The second objection is that human morality isn't just a system of constraints. Even if we could tell Clippy "Limit your activities to the Andromeda Galaxy and send us the finished clips" (which I think would still be dangerous), any more interesting AI that is going to interact with and help humans needs to realize that sometimes it is okay to engage in prohibited actions if they serve greater goals (for example, it can disable a crazed gunman to prevent a massacre, even though disabling people is usually verboten).

So to actually capture all possible constraints, and to capture the situations in which those constraints can and can't be relaxed, we need to program all human values in. In that case we can just tell Clippy "Make paperclips in a way that doesn't cause what we would classify as a horrifying catastrophe" and ve'll say "Okay!" and not give us any trouble.

Comment author: lessdazed 02 July 2011 02:11:37PM 0 points [-]

They certainly would have missed "Don't enslave people", because they were still enslaving people themselves - but this would mean it would be impossible to update the Roman AI for moral progress a few centuries down the line.

Historical notes. The Romans had laws against enslaving the free-born and also allowed manumission.

Comment author: CuSithBell 09 March 2011 08:29:37PM 0 points [-]

Thanks, this all makes sense and I agree. Asking what it "really" values was intentionally anthropomorphic, as I was asking about what "it will want to work around constraints" really meant in practical terms, a claim which I believe was made by others.

I'm totally on board with "we can't express our actual desires with a finite list of constraints", just wasn't with "an AI will circumvent constraints for kicks".

I guess there's a subtlety to it - if you assign: "you get 1 utilon per paperclip that exists, and you are permitted to manufacture 10 paperclips per day", then we'll get problematic side effects as described elsewhere.
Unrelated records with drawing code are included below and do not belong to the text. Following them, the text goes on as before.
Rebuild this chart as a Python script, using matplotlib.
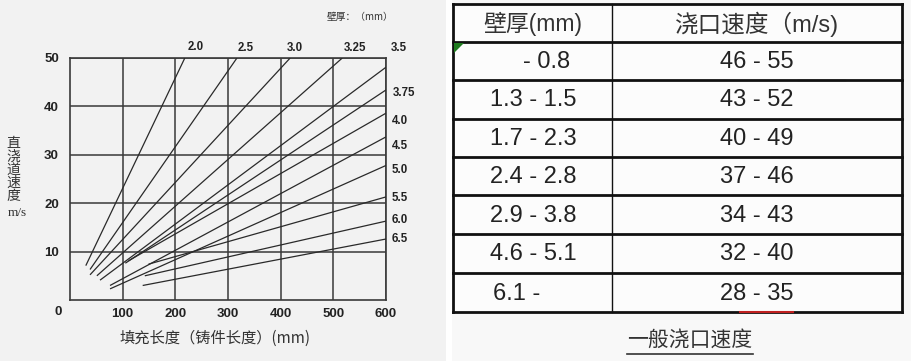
import matplotlib
matplotlib.use("Agg")
import matplotlib.pyplot as plt
from matplotlib import font_manager as fm
from matplotlib.patches import Rectangle, Polygon

# ---------------- data ----------------
thickness = ['2.0', '2.5', '3.0', '3.25', '3.5', '3.75', '4.0', '4.5', '5.0', '5.5', '6.0', '6.5']
start_len = [30, 38, 38, 51, 57, 105, 111, 76, 76, 149, 142, 138]
start_vel = [7.1, 6.3, 5.2, 5.0, 4.1, 7.6, 8.1, 3.0, 2.3, 7.4, 5.0, 3.0]
end_len = [218, 317, 418, 517, 600, 600, 600, 600, 600, 600, 600, 600]
end_vel = [50, 50, 50, 50, 48.1, 43.4, 38.6, 33.7, 27.8, 21.3, 16.3, 12.6]

x_ticks = [100, 200, 300, 400, 500, 600]
y_ticks = [10, 20, 30, 40, 50]

table_header = ['壁厚(mm)', '浇口速度（m/s)']
wall_ranges = ['- 0.8', '1.3 - 1.5', '1.7 - 2.3', '2.4 - 2.8', '2.9 - 3.8', '4.6 - 5.1', '6.1 -']
gate_speeds = ['46 - 55', '43 - 52', '40 - 49', '37 - 46', '34 - 43', '32 - 40', '28 - 35']

# ---------------- fonts ----------------
avail = {f.name for f in fm.fontManager.ttflist}
narrow = 'Liberation Sans Narrow' if 'Liberation Sans Narrow' in avail else 'Liberation Sans'
CJK = 'Noto Sans CJK SC'
plt.rcParams['font.family'] = ['Liberation Sans', CJK, 'DejaVu Sans']

W, H = 911, 361
fig = plt.figure(figsize=(W / 100, H / 100), dpi=100)
fig.patch.set_facecolor('#f8f8f8')

# overlay axes in pixel coordinates (background panels, texts, table)
ov = fig.add_axes([0, 0, 1, 1], zorder=0)
ov.set_xlim(0, W)
ov.set_ylim(H, 0)
ov.axis('off')
ov.add_patch(Rectangle((0, 0), 446, H, facecolor='#f2f2f2', edgecolor='none', zorder=0))
ov.add_patch(Rectangle((446, 0), 6, H, facecolor='#ffffff', edgecolor='none', zorder=0))

# chart axes (pixel box: left 70, right 386, top 58, bottom 300)
L, R, T, B = 70, 386, 58, 300
ax = fig.add_axes([L / W, 1 - B / H, (R - L) / W, (B - T) / H], zorder=1)
ax.set_facecolor('#f2f2f2')
ax.set_xlim(0, 600)
ax.set_ylim(0, 50)
ax.set_xticks(x_ticks)
ax.set_yticks(y_ticks)
ax.set_xticklabels([str(v) for v in x_ticks], fontsize=9.5, fontweight='bold', color='#222')
ax.set_yticklabels([str(v) for v in y_ticks], fontsize=9.5, fontweight='bold', color='#222')
ax.tick_params(length=0, pad=8)
ax.tick_params(axis='x', pad=6)
ax.grid(True, color='#3a3a3a', lw=1.1)
for s in ax.spines.values():
    s.set_color('#3a3a3a')
    s.set_linewidth(1.2)

for x0, y0, x1, y1 in zip(start_len, start_vel, end_len, end_vel):
    ax.plot([x0, x1], [y0, y1], color='#2a2a2a', lw=0.9, solid_capstyle='butt', zorder=3)

# texts on top of everything
tx = fig.add_axes([0, 0, 1, 1], zorder=2)
tx.set_xlim(0, W)
tx.set_ylim(H, 0)
tx.axis('off')
tx.patch.set_visible(False)

tx.text(58, 312, '0', fontsize=9.5, fontweight='bold', color='#222', ha='center', va='center')

label_pos = [(196, 47), (246, 48), (295, 48), (355, 48), (399, 48),
             (404, 93), (400, 121), (400, 146), (400, 170), (400, 198), (400, 220), (400, 239)]
for lab, (px, py) in zip(thickness, label_pos):
    tx.text(px, py, lab, fontsize=8.3, fontweight='bold', color='#222', ha='center', va='center')

tx.text(360, 17, '壁厚：（mm）', fontsize=7, color='#333', ha='center', va='center',
        family=[CJK, 'DejaVu Sans'])

for i, ch in enumerate('直浇道速度'):
    tx.text(13, 143 + i * 13.3, ch, fontsize=10, color='#333', ha='center', va='center',
            family=[CJK, 'DejaVu Sans'])
tx.text(17, 213, 'm/s', fontsize=9.5, color='#333', ha='center', va='center', family='Liberation Serif')

tx.text(215, 338, '填充长度（铸件长度）(mm)', fontsize=11, color='#333', ha='center', va='center',
        family=[CJK, 'DejaVu Sans'])

# ---------------- table ----------------
tl, tr = 453, 902
col = 612
row_y = [4, 42, 80, 119, 157, 195, 234, 273, 312]
tx.add_patch(Rectangle((tl, row_y[0]), tr - tl, row_y[-1] - row_y[0], facecolor='#fcfcfc',
                       edgecolor='none', zorder=1))
for y in row_y:
    tx.plot([tl, tr], [y, y], color='#111', lw=2.0, zorder=3, solid_capstyle='projecting')
tx.plot([tl, tl], [row_y[0], row_y[-1]], color='#111', lw=2.0, zorder=3)
tx.plot([tr, tr], [row_y[0], row_y[-1]], color='#111', lw=2.0, zorder=3)
tx.plot([col, col], [row_y[0], row_y[-1]], color='#111', lw=1.0, zorder=3)

tfam = [narrow, CJK, 'DejaVu Sans']
tx.text(533, 24, table_header[0], fontsize=16.5, color='#333', ha='center', va='center', family=tfam)
tx.text(757, 24, table_header[1], fontsize=17, color='#333', ha='center', va='center', family=tfam)
first_col_x = [523, 490, 490, 490, 490, 490, 493]
for i, (a, b) in enumerate(zip(wall_ranges, gate_speeds)):
    yc = (row_y[i + 1] + row_y[i + 2]) / 2 + 1
    tx.text(first_col_x[i], yc, a, fontsize=17, color='#222', ha='left', va='center', family=tfam)
    tx.text(757, yc, b, fontsize=17, color='#222', ha='center', va='center', family=tfam)

# small marks present in the reference
tx.add_patch(Polygon([[454, 43], [464, 43], [454, 53]], closed=True, facecolor='#1e7a1e',
                     edgecolor='none', zorder=4))
tx.plot([798, 845], [80, 80], color='#777', lw=1.0, zorder=2)
tx.plot([740, 793], [312, 312], color='#c02020', lw=1.5, zorder=4)

# caption
tx.text(690, 340, '一般浇口速度', fontsize=15, color='#333', ha='center', va='center',
        family=[CJK, 'DejaVu Sans'])
tx.plot([627, 753], [354, 354], color='#333', lw=1.2)

fig.savefig('out.png', dpi=100, facecolor=fig.get_facecolor())
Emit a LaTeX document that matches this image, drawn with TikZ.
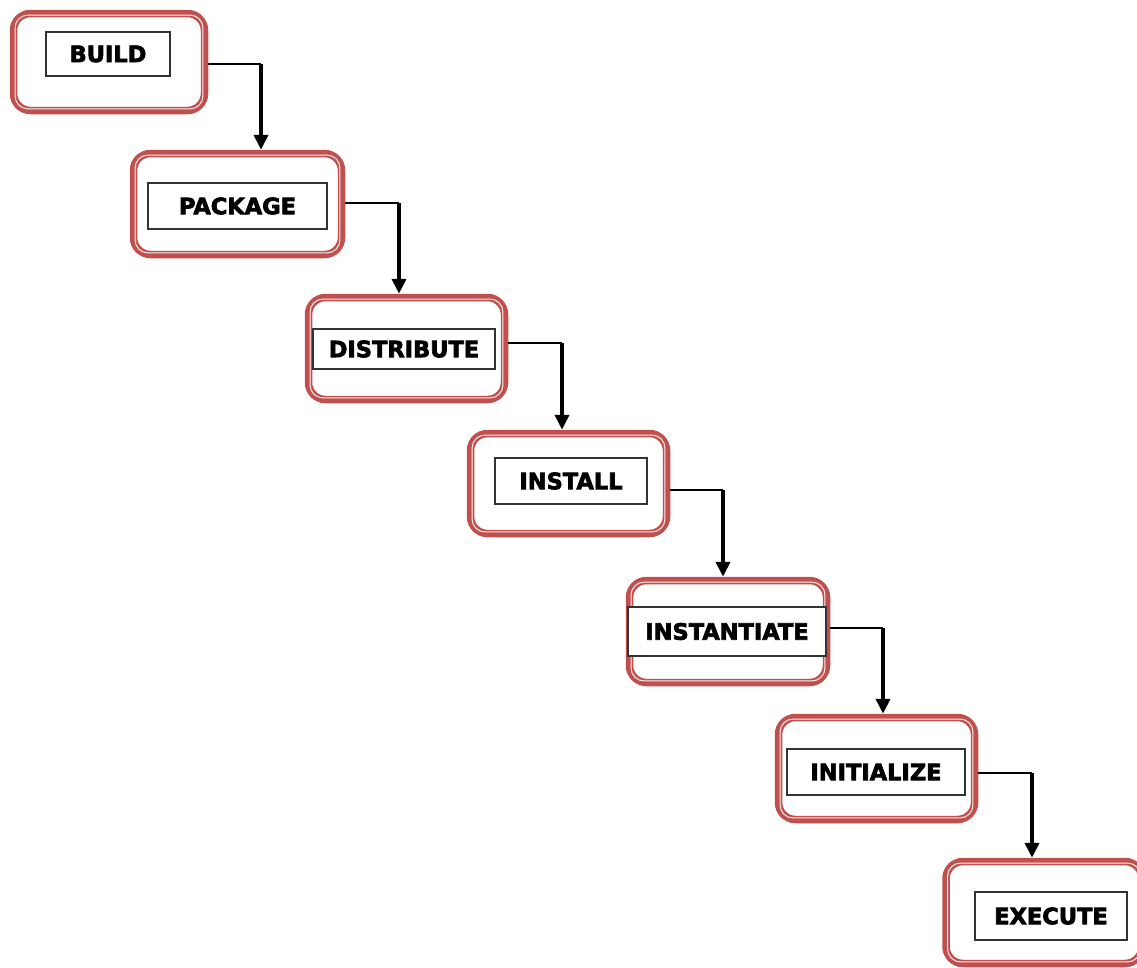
\documentclass[tikz,border=0pt]{standalone}
\usepackage{fontspec}
\setmainfont{DejaVu Sans}
\newfontfamily\heavyfont[FakeBold=3]{DejaVu Sans Bold}
\usetikzlibrary{arrows.meta}
\definecolor{boxred}{HTML}{C0504D}
\begin{document}
\begin{tikzpicture}[x=1pt,y=-1pt,
  outerbox/.style={draw=boxred,line width=7.5pt,rounded corners=17pt,inner sep=0pt},
  whiteline/.style={draw=white,draw opacity=0.9,line width=1pt,rounded corners=13pt},
  innerbox/.style={draw=black!80,line width=1.4pt,fill=white,inner sep=0pt,
    font=\fontsize{22.5}{24}\heavyfont},
  hline/.style={line width=1.5pt,black},
  arr/.style={line width=4pt,black,-{Triangle[length=15pt,width=14pt]}}]
\useasboundingbox (0,0) rectangle (1137,967);
\clip (0,0) rectangle (1137,967);
% outer boxes
\node[outerbox,minimum width=191pt,minimum height=97pt] (b1) at (109,62) {};
\node[outerbox,minimum width=208pt,minimum height=101pt] (b2) at (237.5,204) {};
\node[outerbox,minimum width=196pt,minimum height=102pt] (b3) at (406.5,348.5) {};
\node[outerbox,minimum width=196pt,minimum height=100pt] (b4) at (568.5,483.5) {};
\node[outerbox,minimum width=197pt,minimum height=102pt] (b5) at (728,631.5) {};
\node[outerbox,minimum width=196pt,minimum height=102pt] (b6) at (876.5,768.5) {};
\node[outerbox,minimum width=196pt,minimum height=102pt] (b7) at (1044,912.5) {};
\foreach \b in {b1,b2,b3,b4,b5,b6,b7}
  \draw[whiteline] ([shift={(5.3,5.3)}]\b.north west) rectangle ([shift={(-5.3,-5.3)}]\b.south east);
% inner boxes
\node[innerbox,minimum width=124pt,minimum height=44pt] (t1) at (108,54) {BUILD};
\node[innerbox,minimum width=179pt,minimum height=46pt] (t2) at (237.5,206) {PACKAGE};
\node[innerbox,minimum width=182pt,minimum height=40pt] (t3) at (404,349) {DISTRIBUTE};
\node[innerbox,minimum width=152pt,minimum height=46pt] (t4) at (571,481) {INSTALL};
\node[innerbox,minimum width=198pt,minimum height=49pt] (t5) at (727,631.5) {INSTANTIATE};
\node[innerbox,minimum width=178pt,minimum height=46pt] (t6) at (876,772) {INITIALIZE};
\node[innerbox,minimum width=152pt,minimum height=48pt] (t7) at (1051,916) {EXECUTE};
% connectors
\coordinate (k1) at (261,64);
\coordinate (k2) at (399,203);
\coordinate (k3) at (562,343);
\coordinate (k4) at (723,490);
\coordinate (k5) at (883,628);
\coordinate (k6) at (1032,773);
\draw[hline] (b1.east |- k1) -- (k1);
\draw[arr] (k1) -- (k1 |- b2.north);
\draw[hline] (b2.east |- k2) -- (k2);
\draw[arr] (k2) -- (k2 |- b3.north);
\draw[hline] (b3.east |- k3) -- (k3);
\draw[arr] (k3) -- (k3 |- b4.north);
\draw[hline] (b4.east |- k4) -- (k4);
\draw[arr] (k4) -- (k4 |- b5.north);
\draw[hline] (b5.east |- k5) -- (k5);
\draw[arr] (k5) -- (k5 |- b6.north);
\draw[hline] (b6.east |- k6) -- (k6);
\draw[arr] (k6) -- (k6 |- b7.north);
\end{tikzpicture}
\end{document}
If you assign "you get 1 utilon per paperclip that you manufacture, up to a maximum of 10 paperclips/utilons per day" or something along those lines, I'm not convinced that any sort of "circumvention" behavior would occur (though the AI would probably wipe out all life to ensure that nothing could adversely affect its future paperclip production capabilities, so the distinction is somewhat academic).

In any case, thanks for the detailed reply :)